A União delimitou a área de aproximadamente oito mil campos de futebol para o indígena entre os municípios de Parecis, Pimenteiras do Oeste, Chupinguaia e Corumbiara. Ele ficou conhecido como “Índio do Buraco” por cavá-los nas malocas que habitava. Ele faleceu em 2022, quando foi encontrado por indigenistas em uma rede dentro das últimas palhoças que ergueu, mas seu primeiro avistamento foi registrado por não indígenas em 1996.

A decisão para estabelecer o Parque foi tomada nos autos da Arguição de Descumprimento de Preceito Fundamental (ADPF) 991, que trata da proteção de territórios tradicionalmente ocupados por grupos indígenas isolados e de recente contato, após acordo firmado entre as partes envolvidas. A União deverá encaminhar ao STF relatórios semestrais sobre o cumprimento de cada etapa do projeto.

“A unidade de conservação de proteção integral será destinada ao reconhecimento e à preservação da memória material e imaterial do povo Tanaru. Com a morte do ‘Índio do Buraco’, surgiu a controvérsia quanto à possibilidade de demarcação da terra indígena, à necessidade de preservação da área e à criação de mecanismos para resguardar e ampliar o inventário cultural, material e imaterial dessa comunidade”, informou o STF em sua página oficial.

No âmbito do processo, foram discutidas alternativas para a destinação da área com órgãos e entidades envolvidos: o MPI, ICMBio, Ministério dos Direitos Humanos e da Cidadania (MDHC), IPHAN e Casa Civil da Presidência da República, responsáveis pelo Plano de Trabalho. 
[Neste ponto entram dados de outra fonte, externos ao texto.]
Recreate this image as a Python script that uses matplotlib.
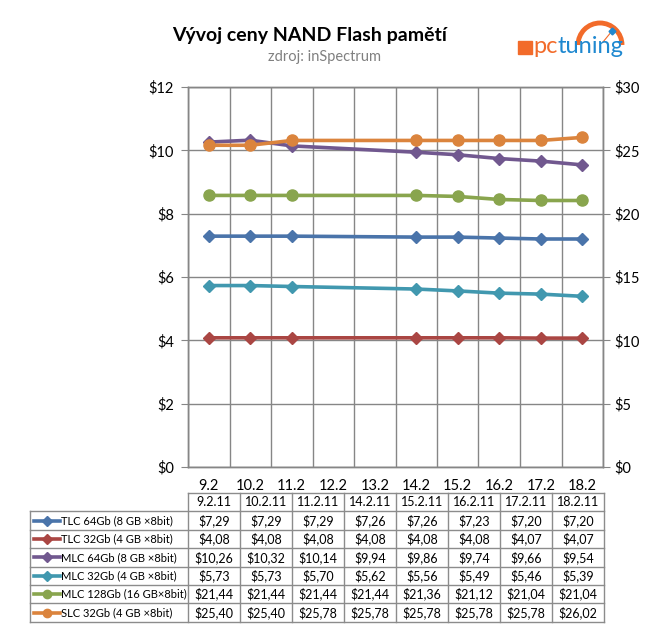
import numpy as np
import matplotlib
matplotlib.use("Agg")
from matplotlib import pyplot as plt
from matplotlib.patches import Rectangle, Arc
from matplotlib.lines import Line2D

plt.rcParams['font.family'] = ['Lato', 'DejaVu Sans']

# categories on the x axis and the dates that have data
categories = ['9.2', '10.2', '11.2', '12.2', '13.2', '14.2', '15.2', '16.2', '17.2', '18.2']
dates = ['9.2', '10.2', '11.2', '14.2', '15.2', '16.2', '17.2', '18.2']
table_header = ['9.2.11', '10.2.11', '11.2.11', '14.2.11', '15.2.11', '16.2.11', '17.2.11', '18.2.11']

names = ['TLC 64Gb (8 GB \u00d78bit)', 'TLC 32Gb (4 GB \u00d78bit)', 'MLC 64Gb (8 GB \u00d78bit)',
         'MLC 32Gb (4 GB \u00d78bit)', 'MLC 128Gb (16 GB\u00d78bit)', 'SLC 32Gb (4 GB \u00d78bit)']
tlc64 = [7.29, 7.29, 7.29, 7.26, 7.26, 7.23, 7.20, 7.20]
tlc32 = [4.08, 4.08, 4.08, 4.08, 4.08, 4.08, 4.07, 4.07]
mlc64 = [10.26, 10.32, 10.14, 9.94, 9.86, 9.74, 9.66, 9.54]
mlc32 = [5.73, 5.73, 5.70, 5.62, 5.56, 5.49, 5.46, 5.39]
mlc128 = [21.44, 21.44, 21.44, 21.44, 21.36, 21.12, 21.04, 21.04]
slc32 = [25.40, 25.40, 25.78, 25.78, 25.78, 25.78, 25.78, 26.02]

series = [tlc64, tlc32, mlc64, mlc32, mlc128, slc32]
colors = ['#4A74AA', '#AA4643', '#71588F', '#4198AF', '#89A54E', '#DB843D']
markers = ['D', 'D', 'D', 'D', 'o', 'o']
secondary = [False, False, False, False, True, True]

W, H = 650, 642
fig = plt.figure(figsize=(W / 100, H / 100), dpi=100)

def fx(px):
    return px / W

def fy(py):
    return 1 - py / H

grid_c = '#868686'
ax = fig.add_axes([fx(188), fy(467), fx(603) - fx(188), fy(87) - fy(467)])
ax2 = ax.twinx()

xpos = [categories.index(d) for d in dates]
for vals, c, m, sec in zip(series, colors, markers, secondary):
    target = ax2 if sec else ax
    ms = 8 if m == 'o' else 6.5
    target.plot(xpos, vals, color=c, lw=2.6, marker=m, ms=ms, mec=c, mfc=c, zorder=3)

ax.set_xlim(-0.5, len(categories) - 0.5)
ax.set_ylim(0, 12)
ax2.set_ylim(0, 30)
ax.set_yticks(np.arange(0, 13, 2))
ax.set_yticklabels(['$%d' % v for v in range(0, 13, 2)])
ax2.set_yticks(np.arange(0, 31, 5))
ax2.set_yticklabels(['$%d' % v for v in range(0, 31, 5)])
ax.set_xticks(range(len(categories)))
ax.set_xticklabels(categories)
ax.set_xticks(np.arange(-0.5, len(categories), 1), minor=True)
ax.grid(True, which='minor', axis='x', color=grid_c, lw=1)
ax.grid(True, which='major', axis='y', color=grid_c, lw=1)
ax.tick_params(axis='x', which='both', length=0, labelsize=10.5, pad=9)
ax.tick_params(axis='y', length=5, color=grid_c, labelsize=10.5, pad=5)
ax2.tick_params(axis='y', length=5, color=grid_c, labelsize=10.5, pad=3)
for a in (ax, ax2):
    for s in a.spines.values():
        s.set_color(grid_c)
        s.set_linewidth(1)
ax.set_axisbelow(True)

# title
fig.text(fx(310), fy(35), 'Vývoj ceny NAND Flash pamětí', ha='center', va='center',
         fontsize=14, fontweight='bold', color='black')
fig.text(fx(325), fy(57), 'zdroj: inSpectrum', ha='center', va='center', fontsize=10.5, color='#808080')

# logo
orange, blue = '#F26B2A', '#1E88D0'
fig.patches.append(Rectangle((fx(518), fy(54)), fx(14), fy(41) - fy(54), transform=fig.transFigure,
                             color=orange, figure=fig))
fig.patches.append(Arc((fx(600), fy(45)), fx(44), fy(0) - fy(44), theta1=0, theta2=180,
                       transform=fig.transFigure, color=orange, lw=3.5))
fig.add_artist(Line2D([fx(603), fx(612)], [fy(42), fy(31)], color=orange, lw=0.8,
                      transform=fig.transFigure))
fig.add_artist(Line2D([fx(612)], [fy(31)], color=blue, marker='D', ms=3.5,
                      transform=fig.transFigure))
t_pc = fig.text(fx(533), fy(53), 'pc', ha='left', va='baseline', fontsize=17, color=orange)
fig.canvas.draw()
bb = t_pc.get_window_extent()
fig.text(bb.x1 / W, fy(53), 'tuning', ha='left', va='baseline', fontsize=17, color=blue)

# data table
tl, tc0, tr = 30, 188, 604
col_w = (tr - tc0) / len(table_header)
ttop, row_h = 493, 18.4
nrows = len(names) + 1
tab_c = '#8C8C8C'

def hline(y, x0, x1):
    fig.add_artist(Line2D([fx(x0), fx(x1)], [fy(y), fy(y)], color=tab_c, lw=1, transform=fig.transFigure))

def vline(x, y0, y1):
    fig.add_artist(Line2D([fx(x), fx(x)], [fy(y0), fy(y1)], color=tab_c, lw=1, transform=fig.transFigure))

hline(ttop, tc0, tr)
for r in range(1, nrows + 1):
    hline(ttop + r * row_h, tl, tr)
vline(tl, ttop + row_h, ttop + nrows * row_h)
for k in range(len(table_header) + 1):
    vline(tc0 + k * col_w, ttop, ttop + nrows * row_h)

for k, h in enumerate(table_header):
    fig.text(fx(tc0 + (k + 0.5) * col_w), fy(ttop + 0.5 * row_h), h, ha='center', va='center', fontsize=9)

for r, (nm, vals, c, m) in enumerate(zip(names, series, colors, markers)):
    yc = ttop + (r + 1.5) * row_h
    fig.add_artist(Line2D([fx(34), fx(60)], [fy(yc), fy(yc)], color=c, lw=2.6, transform=fig.transFigure))
    fig.add_artist(Line2D([fx(47)], [fy(yc)], color=c, marker=m, ms=6 if m == 'o' else 5,
                          transform=fig.transFigure))
    fig.text(fx(61), fy(yc), nm, ha='left', va='center', fontsize=8)
    for k, v in enumerate(vals):
        fig.text(fx(tc0 + (k + 0.5) * col_w), fy(yc), ('$%.2f' % v).replace('.', ','),
                 ha='center', va='center', fontsize=9)

fig.savefig('out.png', dpi=100, facecolor='white')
Em 21 de maio foi celebrado o acordo para a elaboração e apresentação do plano de trabalho sobre a criação da reserva, a partir da interlocução entre os órgãos e entidades federais competentes e a Articulação dos Povos Indígenas do Brasil (APIB), organização autora da ADPF.

“A melhor solução encontrada foi a criação de um parque nacional, sob o regime de proteção integral, aliado ao desenvolvimento de estudos sobre a memória do povo Tanaru”, afirmou o STF.